--- Start ---

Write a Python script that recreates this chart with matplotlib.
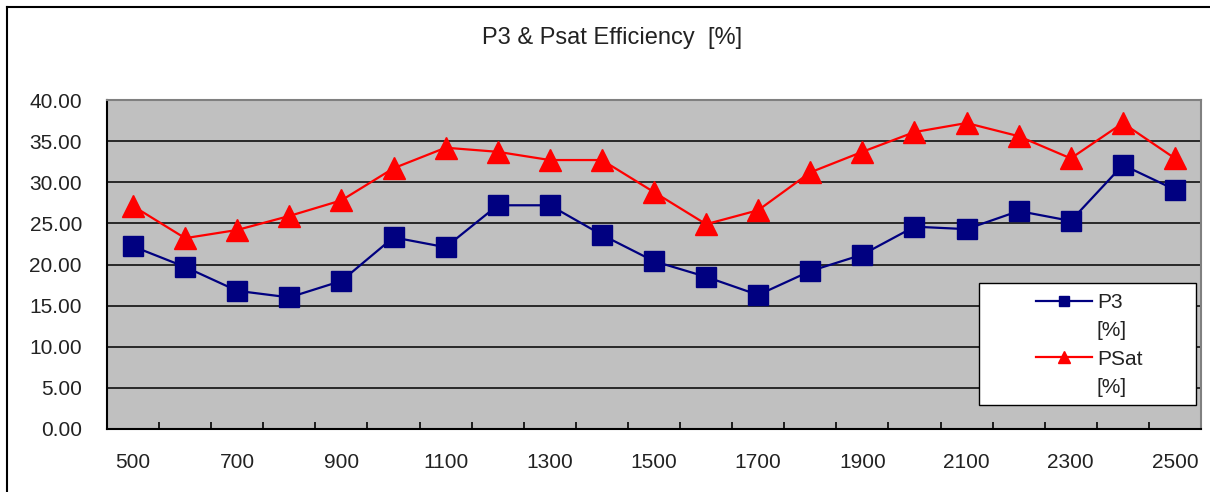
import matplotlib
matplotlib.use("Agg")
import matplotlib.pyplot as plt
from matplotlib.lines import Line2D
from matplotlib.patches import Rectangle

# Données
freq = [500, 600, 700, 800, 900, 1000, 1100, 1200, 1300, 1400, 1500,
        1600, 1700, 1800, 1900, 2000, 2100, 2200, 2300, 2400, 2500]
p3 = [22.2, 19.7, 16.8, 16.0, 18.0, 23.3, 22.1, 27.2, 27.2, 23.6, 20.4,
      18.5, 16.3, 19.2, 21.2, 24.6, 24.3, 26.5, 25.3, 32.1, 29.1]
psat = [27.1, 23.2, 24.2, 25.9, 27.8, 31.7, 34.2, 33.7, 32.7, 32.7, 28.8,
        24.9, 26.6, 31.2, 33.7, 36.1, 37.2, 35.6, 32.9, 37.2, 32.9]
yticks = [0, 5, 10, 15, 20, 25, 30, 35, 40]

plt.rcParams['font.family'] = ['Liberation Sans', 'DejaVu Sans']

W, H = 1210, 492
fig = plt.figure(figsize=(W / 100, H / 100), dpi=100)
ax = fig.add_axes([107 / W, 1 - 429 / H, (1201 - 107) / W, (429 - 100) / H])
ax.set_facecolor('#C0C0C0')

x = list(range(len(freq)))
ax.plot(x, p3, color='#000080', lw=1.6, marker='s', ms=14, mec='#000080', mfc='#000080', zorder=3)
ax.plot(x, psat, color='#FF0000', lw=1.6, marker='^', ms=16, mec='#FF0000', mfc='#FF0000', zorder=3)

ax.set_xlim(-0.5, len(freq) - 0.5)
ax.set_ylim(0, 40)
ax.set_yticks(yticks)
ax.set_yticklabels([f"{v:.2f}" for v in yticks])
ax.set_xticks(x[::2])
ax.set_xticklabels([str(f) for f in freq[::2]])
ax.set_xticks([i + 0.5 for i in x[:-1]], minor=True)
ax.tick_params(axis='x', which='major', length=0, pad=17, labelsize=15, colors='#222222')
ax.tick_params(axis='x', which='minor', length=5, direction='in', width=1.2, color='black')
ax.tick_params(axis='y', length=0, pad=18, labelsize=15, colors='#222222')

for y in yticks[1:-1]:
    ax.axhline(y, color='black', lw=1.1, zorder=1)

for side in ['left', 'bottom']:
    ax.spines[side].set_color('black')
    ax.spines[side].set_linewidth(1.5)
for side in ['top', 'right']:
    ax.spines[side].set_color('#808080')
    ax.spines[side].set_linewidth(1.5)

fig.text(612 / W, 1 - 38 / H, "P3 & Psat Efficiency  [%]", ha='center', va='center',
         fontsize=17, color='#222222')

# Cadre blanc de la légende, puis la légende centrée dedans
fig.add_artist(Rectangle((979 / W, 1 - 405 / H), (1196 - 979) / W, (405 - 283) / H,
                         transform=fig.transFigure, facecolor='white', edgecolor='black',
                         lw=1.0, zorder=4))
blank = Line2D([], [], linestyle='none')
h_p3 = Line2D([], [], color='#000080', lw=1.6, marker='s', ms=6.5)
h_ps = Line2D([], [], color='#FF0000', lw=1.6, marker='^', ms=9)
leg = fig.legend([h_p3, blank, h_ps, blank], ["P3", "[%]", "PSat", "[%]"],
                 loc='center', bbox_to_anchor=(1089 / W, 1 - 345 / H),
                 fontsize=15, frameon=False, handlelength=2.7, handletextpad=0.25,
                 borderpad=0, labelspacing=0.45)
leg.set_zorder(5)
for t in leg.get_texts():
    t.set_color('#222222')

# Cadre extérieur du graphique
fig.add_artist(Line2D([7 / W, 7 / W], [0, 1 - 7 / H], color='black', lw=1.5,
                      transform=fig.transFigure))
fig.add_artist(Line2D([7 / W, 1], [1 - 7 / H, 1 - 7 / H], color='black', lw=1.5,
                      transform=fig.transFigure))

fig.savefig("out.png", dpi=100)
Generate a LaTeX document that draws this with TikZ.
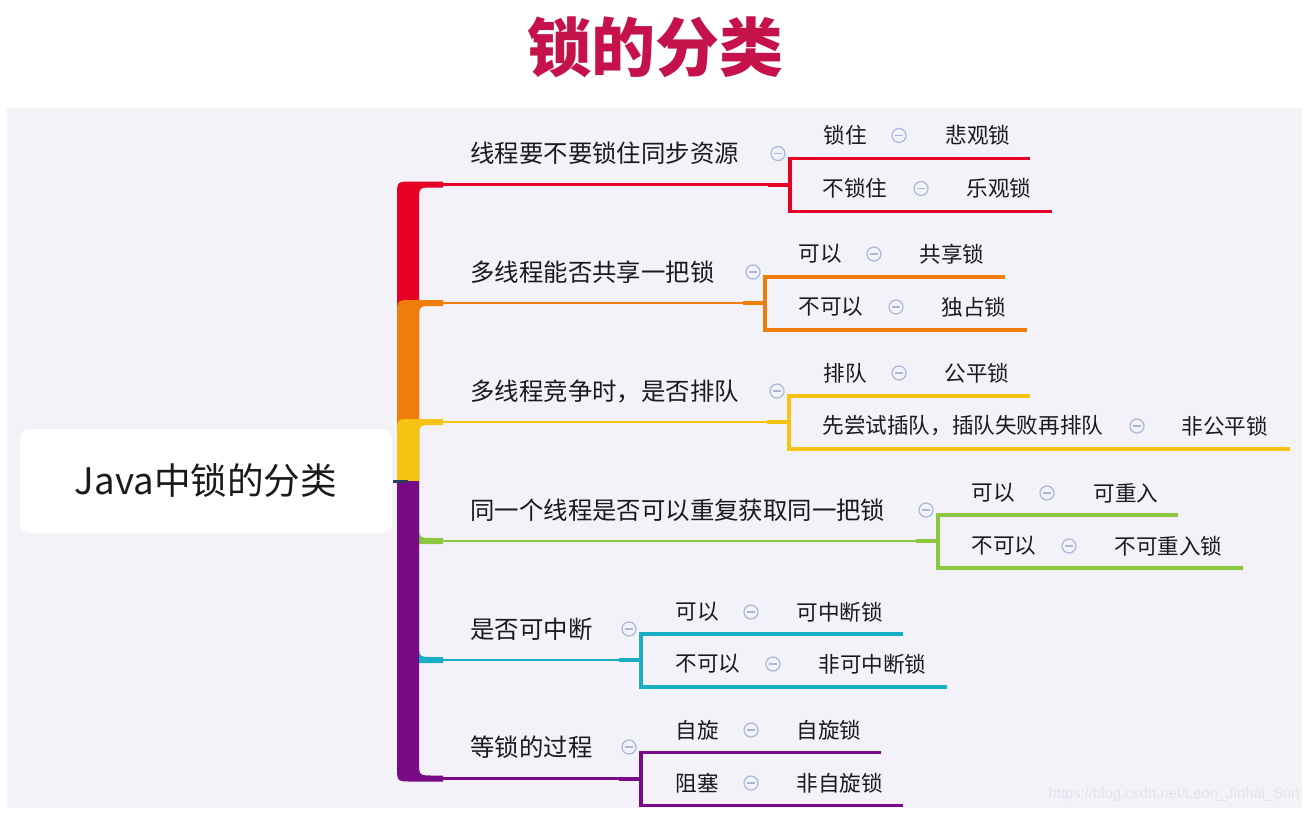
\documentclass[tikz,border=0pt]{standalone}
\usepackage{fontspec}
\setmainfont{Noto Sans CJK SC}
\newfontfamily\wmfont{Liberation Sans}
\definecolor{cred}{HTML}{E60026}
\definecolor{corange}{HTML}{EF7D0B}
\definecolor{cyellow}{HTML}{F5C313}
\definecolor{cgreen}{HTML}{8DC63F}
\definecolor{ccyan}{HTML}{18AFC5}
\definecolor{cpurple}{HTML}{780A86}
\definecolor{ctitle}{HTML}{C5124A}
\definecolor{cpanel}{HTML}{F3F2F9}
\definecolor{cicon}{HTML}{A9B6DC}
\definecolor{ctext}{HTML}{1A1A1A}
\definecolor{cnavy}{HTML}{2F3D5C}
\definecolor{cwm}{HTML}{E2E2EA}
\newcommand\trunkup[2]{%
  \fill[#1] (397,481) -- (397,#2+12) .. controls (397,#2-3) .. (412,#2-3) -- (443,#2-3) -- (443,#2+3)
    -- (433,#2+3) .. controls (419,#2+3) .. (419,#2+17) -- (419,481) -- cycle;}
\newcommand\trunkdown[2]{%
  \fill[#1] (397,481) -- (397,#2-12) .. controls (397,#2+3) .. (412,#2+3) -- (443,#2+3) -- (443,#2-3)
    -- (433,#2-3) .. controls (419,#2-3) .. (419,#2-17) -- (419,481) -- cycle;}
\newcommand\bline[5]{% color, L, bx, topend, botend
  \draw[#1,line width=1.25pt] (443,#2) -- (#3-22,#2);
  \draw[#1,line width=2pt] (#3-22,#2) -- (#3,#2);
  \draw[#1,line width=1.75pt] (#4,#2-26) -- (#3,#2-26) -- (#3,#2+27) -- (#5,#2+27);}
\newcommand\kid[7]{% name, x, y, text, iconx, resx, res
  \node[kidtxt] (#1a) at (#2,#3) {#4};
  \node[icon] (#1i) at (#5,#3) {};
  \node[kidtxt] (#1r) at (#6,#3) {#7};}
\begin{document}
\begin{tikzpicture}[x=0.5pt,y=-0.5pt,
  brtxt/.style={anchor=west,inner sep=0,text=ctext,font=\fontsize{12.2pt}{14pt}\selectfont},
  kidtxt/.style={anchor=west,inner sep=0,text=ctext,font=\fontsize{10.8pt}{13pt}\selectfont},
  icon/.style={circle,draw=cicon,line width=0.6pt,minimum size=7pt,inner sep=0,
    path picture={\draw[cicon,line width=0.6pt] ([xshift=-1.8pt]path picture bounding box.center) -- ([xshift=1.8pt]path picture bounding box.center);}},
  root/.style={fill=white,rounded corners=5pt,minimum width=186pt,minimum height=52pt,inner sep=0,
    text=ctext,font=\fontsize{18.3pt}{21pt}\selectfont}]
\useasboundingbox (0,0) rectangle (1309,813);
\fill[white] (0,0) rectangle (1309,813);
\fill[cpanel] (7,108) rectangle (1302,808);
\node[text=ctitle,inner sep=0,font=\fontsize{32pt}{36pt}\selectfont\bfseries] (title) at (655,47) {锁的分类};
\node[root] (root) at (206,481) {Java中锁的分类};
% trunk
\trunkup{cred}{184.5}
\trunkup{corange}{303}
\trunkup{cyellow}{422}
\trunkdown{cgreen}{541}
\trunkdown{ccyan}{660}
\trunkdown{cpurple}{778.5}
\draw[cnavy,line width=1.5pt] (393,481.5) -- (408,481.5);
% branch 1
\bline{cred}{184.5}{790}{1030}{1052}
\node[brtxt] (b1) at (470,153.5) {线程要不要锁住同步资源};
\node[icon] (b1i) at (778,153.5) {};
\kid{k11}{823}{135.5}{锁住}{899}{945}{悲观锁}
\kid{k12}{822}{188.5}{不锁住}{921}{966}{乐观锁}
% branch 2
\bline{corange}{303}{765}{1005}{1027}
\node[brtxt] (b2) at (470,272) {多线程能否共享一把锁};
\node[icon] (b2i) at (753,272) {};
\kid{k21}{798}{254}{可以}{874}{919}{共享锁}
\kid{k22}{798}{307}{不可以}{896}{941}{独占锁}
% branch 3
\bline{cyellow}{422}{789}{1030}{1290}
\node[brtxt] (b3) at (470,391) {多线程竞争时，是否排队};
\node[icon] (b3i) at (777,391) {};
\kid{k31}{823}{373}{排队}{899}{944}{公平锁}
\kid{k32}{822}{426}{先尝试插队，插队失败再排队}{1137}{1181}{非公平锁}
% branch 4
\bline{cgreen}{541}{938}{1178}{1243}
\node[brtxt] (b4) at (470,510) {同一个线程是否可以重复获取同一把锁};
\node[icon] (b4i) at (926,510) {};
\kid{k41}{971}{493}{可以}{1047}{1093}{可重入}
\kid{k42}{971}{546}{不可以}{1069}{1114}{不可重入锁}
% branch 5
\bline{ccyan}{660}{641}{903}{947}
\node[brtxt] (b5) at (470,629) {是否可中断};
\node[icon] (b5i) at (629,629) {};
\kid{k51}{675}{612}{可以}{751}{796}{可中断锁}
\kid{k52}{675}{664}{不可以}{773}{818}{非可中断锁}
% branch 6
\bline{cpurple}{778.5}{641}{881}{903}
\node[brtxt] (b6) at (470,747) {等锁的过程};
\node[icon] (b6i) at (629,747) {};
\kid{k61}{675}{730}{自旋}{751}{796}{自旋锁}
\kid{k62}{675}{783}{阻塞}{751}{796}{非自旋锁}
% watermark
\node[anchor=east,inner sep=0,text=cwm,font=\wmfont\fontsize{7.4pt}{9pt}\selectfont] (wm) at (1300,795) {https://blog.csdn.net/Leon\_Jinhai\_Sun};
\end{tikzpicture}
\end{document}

--- End ---
--- Start ---

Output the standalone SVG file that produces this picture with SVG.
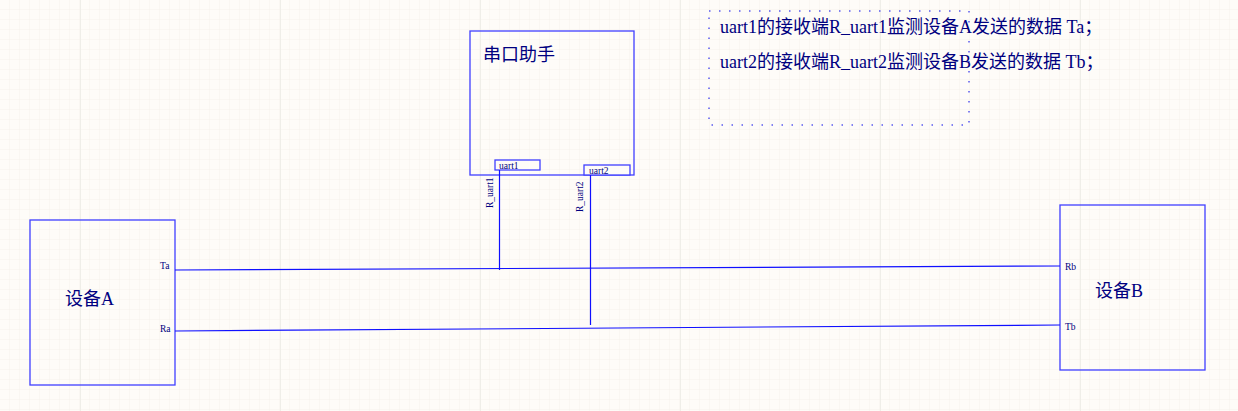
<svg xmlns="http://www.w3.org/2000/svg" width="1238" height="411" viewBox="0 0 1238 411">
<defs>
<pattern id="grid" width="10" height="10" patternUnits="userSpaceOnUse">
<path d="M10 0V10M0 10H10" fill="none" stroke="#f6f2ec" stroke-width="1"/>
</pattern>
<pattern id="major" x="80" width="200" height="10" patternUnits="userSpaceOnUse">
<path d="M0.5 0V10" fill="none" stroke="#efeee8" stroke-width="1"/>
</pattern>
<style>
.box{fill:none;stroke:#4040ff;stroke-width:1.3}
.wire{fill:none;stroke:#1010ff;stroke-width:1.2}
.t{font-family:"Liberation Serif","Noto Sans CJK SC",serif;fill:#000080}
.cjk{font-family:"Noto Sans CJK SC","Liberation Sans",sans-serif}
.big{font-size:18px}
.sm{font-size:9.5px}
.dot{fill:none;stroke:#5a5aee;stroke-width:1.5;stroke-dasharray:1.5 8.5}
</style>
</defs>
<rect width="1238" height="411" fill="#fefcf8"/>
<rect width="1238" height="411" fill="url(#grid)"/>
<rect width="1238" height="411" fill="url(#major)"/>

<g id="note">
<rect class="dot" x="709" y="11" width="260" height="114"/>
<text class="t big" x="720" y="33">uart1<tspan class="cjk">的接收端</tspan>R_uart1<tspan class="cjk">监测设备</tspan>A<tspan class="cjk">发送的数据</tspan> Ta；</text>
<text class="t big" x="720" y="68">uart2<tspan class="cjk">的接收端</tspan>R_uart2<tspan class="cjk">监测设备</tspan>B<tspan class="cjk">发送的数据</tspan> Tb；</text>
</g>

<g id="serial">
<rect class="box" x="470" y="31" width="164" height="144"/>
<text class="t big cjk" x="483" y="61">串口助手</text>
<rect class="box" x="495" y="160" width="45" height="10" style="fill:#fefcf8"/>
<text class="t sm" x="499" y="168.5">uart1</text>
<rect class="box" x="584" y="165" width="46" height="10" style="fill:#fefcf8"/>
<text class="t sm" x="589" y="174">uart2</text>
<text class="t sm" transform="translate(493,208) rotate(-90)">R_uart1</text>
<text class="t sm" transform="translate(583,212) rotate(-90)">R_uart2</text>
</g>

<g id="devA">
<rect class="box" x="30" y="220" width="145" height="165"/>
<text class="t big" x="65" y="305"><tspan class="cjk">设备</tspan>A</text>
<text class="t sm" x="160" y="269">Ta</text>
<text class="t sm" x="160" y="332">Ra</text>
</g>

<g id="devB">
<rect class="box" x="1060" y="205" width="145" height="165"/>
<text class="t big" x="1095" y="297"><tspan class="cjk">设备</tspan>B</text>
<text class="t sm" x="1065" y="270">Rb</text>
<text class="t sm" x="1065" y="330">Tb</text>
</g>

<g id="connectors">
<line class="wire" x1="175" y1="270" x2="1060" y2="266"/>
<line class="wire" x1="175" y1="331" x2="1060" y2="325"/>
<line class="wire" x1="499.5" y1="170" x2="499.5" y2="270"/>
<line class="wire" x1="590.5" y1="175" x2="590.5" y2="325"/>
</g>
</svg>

--- End ---
--- Start ---

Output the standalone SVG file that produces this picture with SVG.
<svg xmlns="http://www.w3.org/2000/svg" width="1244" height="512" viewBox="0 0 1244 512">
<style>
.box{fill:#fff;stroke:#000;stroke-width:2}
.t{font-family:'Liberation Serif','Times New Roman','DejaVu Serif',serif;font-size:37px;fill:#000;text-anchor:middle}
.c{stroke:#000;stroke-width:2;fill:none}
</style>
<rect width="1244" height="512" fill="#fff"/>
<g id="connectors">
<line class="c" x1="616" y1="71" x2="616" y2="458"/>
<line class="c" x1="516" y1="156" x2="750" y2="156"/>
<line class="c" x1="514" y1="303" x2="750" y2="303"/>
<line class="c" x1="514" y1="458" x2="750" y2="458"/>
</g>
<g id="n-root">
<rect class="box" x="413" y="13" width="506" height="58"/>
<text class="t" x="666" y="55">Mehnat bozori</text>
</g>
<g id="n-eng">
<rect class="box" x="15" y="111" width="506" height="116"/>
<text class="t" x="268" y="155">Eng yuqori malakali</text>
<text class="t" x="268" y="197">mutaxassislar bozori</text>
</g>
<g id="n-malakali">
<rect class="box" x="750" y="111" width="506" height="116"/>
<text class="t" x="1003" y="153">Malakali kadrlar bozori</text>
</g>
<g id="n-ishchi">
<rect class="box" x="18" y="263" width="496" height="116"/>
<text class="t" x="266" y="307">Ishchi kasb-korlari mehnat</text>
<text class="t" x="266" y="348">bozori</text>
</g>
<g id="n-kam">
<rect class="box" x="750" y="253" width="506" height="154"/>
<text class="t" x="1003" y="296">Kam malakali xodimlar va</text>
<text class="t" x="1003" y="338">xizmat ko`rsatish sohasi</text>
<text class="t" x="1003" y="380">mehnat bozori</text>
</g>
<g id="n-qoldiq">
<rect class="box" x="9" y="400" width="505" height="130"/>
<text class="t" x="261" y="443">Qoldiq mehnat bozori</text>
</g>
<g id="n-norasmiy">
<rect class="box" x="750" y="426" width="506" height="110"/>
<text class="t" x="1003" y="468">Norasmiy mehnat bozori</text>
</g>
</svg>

--- End ---

Give again the lines from "Write a Python" to "ax.set_facecolor('#C0C0C0')" exactly, both of those lines included, and do not include any pictures.

WRITTEN RESPONSE »
Write a Python script that recreates this chart with matplotlib.
import matplotlib
matplotlib.use("Agg")
import matplotlib.pyplot as plt
from matplotlib.lines import Line2D
from matplotlib.patches import Rectangle

# Données
freq = [500, 600, 700, 800, 900, 1000, 1100, 1200, 1300, 1400, 1500,
        1600, 1700, 1800, 1900, 2000, 2100, 2200, 2300, 2400, 2500]
p3 = [22.2, 19.7, 16.8, 16.0, 18.0, 23.3, 22.1, 27.2, 27.2, 23.6, 20.4,
      18.5, 16.3, 19.2, 21.2, 24.6, 24.3, 26.5, 25.3, 32.1, 29.1]
psat = [27.1, 23.2, 24.2, 25.9, 27.8, 31.7, 34.2, 33.7, 32.7, 32.7, 28.8,
        24.9, 26.6, 31.2, 33.7, 36.1, 37.2, 35.6, 32.9, 37.2, 32.9]
yticks = [0, 5, 10, 15, 20, 25, 30, 35, 40]

plt.rcParams['font.family'] = ['Liberation Sans', 'DejaVu Sans']

W, H = 1210, 492
fig = plt.figure(figsize=(W / 100, H / 100), dpi=100)
ax = fig.add_axes([107 / W, 1 - 429 / H, (1201 - 107) / W, (429 - 100) / H])
ax.set_facecolor('#C0C0C0')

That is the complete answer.